The Wool Warehouse (originally known as the New Mexico–Arizona Wool Warehouse) is a historic building in the Warehouse District of downtown Albuquerque, New Mexico. Built in 1928–29 by wool merchant Frank Bond, the warehouse is significant for its role in New Mexico's wool industry in the mid-20th century. It was added to the New Mexico State Register of Cultural Properties in 1980 and the National Register of Historic Places in 1981.

==History==
Albuquerque's central location and convenient access to the AT&SF Railway made it the hub of the New Mexico wool trade, which flourished as American demand for wool increased rapidly after World War I. The growing prominence of this industry was reflected in the Wool Warehouse, which was completed in 1929. Capable of storing five million pounds of wool and hides, the building also housed the offices of the Bond-McRae wool trading company, the Wool Warehouse Company, and the New Mexico Cooperative Wool Marketing Association. Bond was the president of the former two companies, both of which were taken over by his son in 1936.

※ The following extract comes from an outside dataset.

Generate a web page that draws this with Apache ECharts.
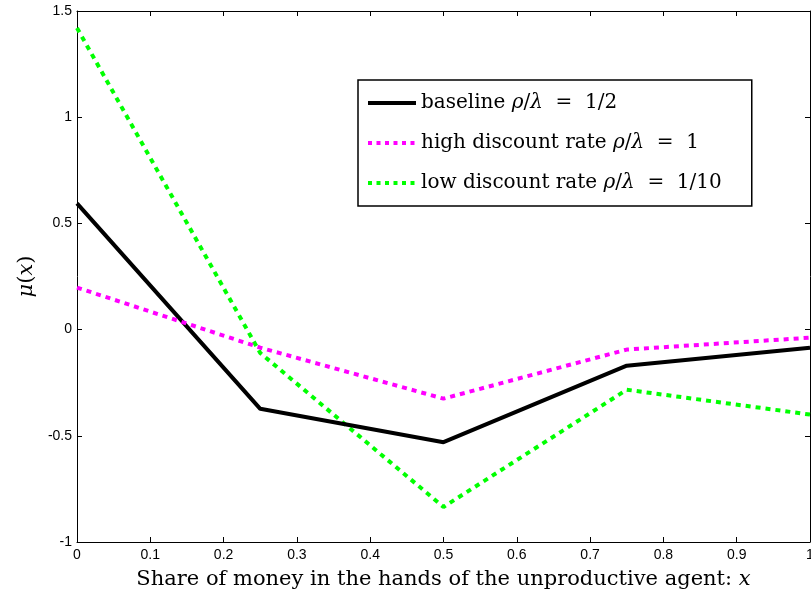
<!DOCTYPE html>
<html><head><meta charset="utf-8">
<script src="https://cdn.jsdelivr.net/npm/echarts@6/dist/echarts.min.js"></script>
<style>html,body{margin:0;padding:0;background:#fff;overflow:hidden}#c{width:811px;height:590px}</style>
</head><body><div id="c"></div>
<script>
const xValues = [0, 0.25, 0.5, 0.75, 1];
const baseline = [0.594, -0.373, -0.53, -0.17, -0.085];
const highDiscount = [0.198, -0.085, -0.325, -0.094, -0.038];
const lowDiscount = [1.42, -0.11, -0.835, -0.283, -0.40];
const seriesNames = ['baseline', 'high', 'low'];
const legendTexts = {
  baseline: ['baseline ', '1/2'],
  high: ['high discount rate ', '1'],
  low: ['low discount rate ', '1/10']
};
const pair = arr => xValues.map((x, i) => [x, arr[i]]);
const chart = echarts.init(document.getElementById('c'), null, {renderer: 'canvas'});
const serif = 'DejaVu Serif';
const sans = 'Liberation Sans';
const tickLab = {fontFamily: sans, fontSize: 14, color: '#000'};
const colors = {baseline: '#000', high: '#ff00ff', low: '#00ff00'};
chart.setOption({
  animation: false,
  grid: {left: 77, top: 11, right: 1, bottom: 48, containLabel: false, outerBoundsMode: 'none'},
  xAxis: [{
    type: 'value', min: 0, max: 1, interval: 0.1, position: 'bottom',
    axisLine: {onZero: false, lineStyle: {color: '#000', width: 1}},
    axisTick: {inside: true, length: 5, lineStyle: {color: '#000'}},
    splitLine: {show: false},
    axisLabel: Object.assign({margin: 6, formatter: v => String(+v.toFixed(1))}, tickLab),
    name: 'Share of money in the hands of the unproductive agent: {i|x}',
    nameLocation: 'middle', nameGap: 27,
    nameTextStyle: {fontFamily: serif, fontSize: 21, color: '#000',
      rich: {i: {fontFamily: serif, fontStyle: 'italic', fontSize: 21, color: '#000'}}}
  }, {
    type: 'value', min: 0, max: 1, interval: 0.1, position: 'top',
    axisLine: {onZero: false, lineStyle: {color: '#000', width: 1}},
    axisTick: {inside: true, length: 5, lineStyle: {color: '#000'}},
    axisLabel: {show: false}, splitLine: {show: false}
  }],
  yAxis: [{
    type: 'value', min: -1, max: 1.5, interval: 0.5, position: 'left',
    axisLine: {onZero: false, lineStyle: {color: '#000', width: 1}},
    axisTick: {inside: true, length: 5, lineStyle: {color: '#000'}},
    splitLine: {show: false},
    axisLabel: Object.assign({margin: 5}, tickLab),
    name: '{i|μ}({i|x})', nameLocation: 'middle', nameGap: 40, nameRotate: 90,
    nameTextStyle: {fontFamily: serif, fontSize: 21, color: '#000',
      rich: {i: {fontFamily: serif, fontStyle: 'italic', fontSize: 21, color: '#000'}}}
  }, {
    type: 'value', min: -1, max: 1.5, interval: 0.5, position: 'right',
    axisLine: {onZero: false, lineStyle: {color: '#000', width: 1}},
    axisTick: {inside: true, length: 5, lineStyle: {color: '#000'}},
    axisLabel: {show: false}, splitLine: {show: false}
  }],
  legend: {
    left: 358, top: 80, orient: 'vertical',
    padding: [13, 30, 13, 8],
    borderColor: '#000', borderWidth: 1.5, backgroundColor: '#fff',
    itemWidth: 48, itemHeight: 14, itemGap: 20,
    itemStyle: {opacity: 0},
    data: seriesNames.map(n => ({name: n, itemStyle: {opacity: 0},
      lineStyle: {width: 4, color: colors[n], type: n === 'baseline' ? 'solid' : [4, 4.5]}})),
    formatter: name => legendTexts[name][0] + '{i|ρ}/{i|λ}  =  ' + legendTexts[name][1],
    textStyle: {fontFamily: serif, fontSize: 20, color: '#000',
      rich: {i: {fontFamily: serif, fontStyle: 'italic', fontSize: 20, color: '#000'}}}
  },
  series: [
    {name: 'baseline', type: 'line', data: pair(baseline), showSymbol: false, symbol: 'none',
      lineStyle: {color: '#000', width: 4, type: 'solid'}, itemStyle: {color: '#000'}, z: 3},
    {name: 'high', type: 'line', data: pair(highDiscount), showSymbol: false, symbol: 'none',
      lineStyle: {color: '#ff00ff', width: 4, type: [5, 5]}, itemStyle: {color: '#ff00ff'}, z: 4},
    {name: 'low', type: 'line', data: pair(lowDiscount), showSymbol: false, symbol: 'none',
      lineStyle: {color: '#00ff00', width: 4, type: [5, 5]}, itemStyle: {color: '#00ff00'}, z: 2}
  ]
});
</script></body></html>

Beginning in the 1940s, wool production in New Mexico began to decline. This was due to a variety of factors including limited availability of land for grazing and the rapidly growing popularity of synthetic fabrics. Faced with dwindling sales, the Wool Marketing Association shut down in 1959 and the warehouse itself eventually followed suit in 1972. In 1985, the building was remodeled at a cost of $2.5 million to house a theater and restaurant. Since 1994 it has been owned by Youth Development, Inc., a local nonprofit, and has been used sporadically for concerts, dances, and other events.

==Architecture==
The Wool Warehouse was designed by Albuquerque architect T. Charles Gaastra, who also designed the Monte Vista School and the Hendren Building, among others. The warehouse is a two-story red brick structure with 40,000 sqft of total space. The interior of the building shows an Egyptian influence, most notably in the design of the 36 supporting columns.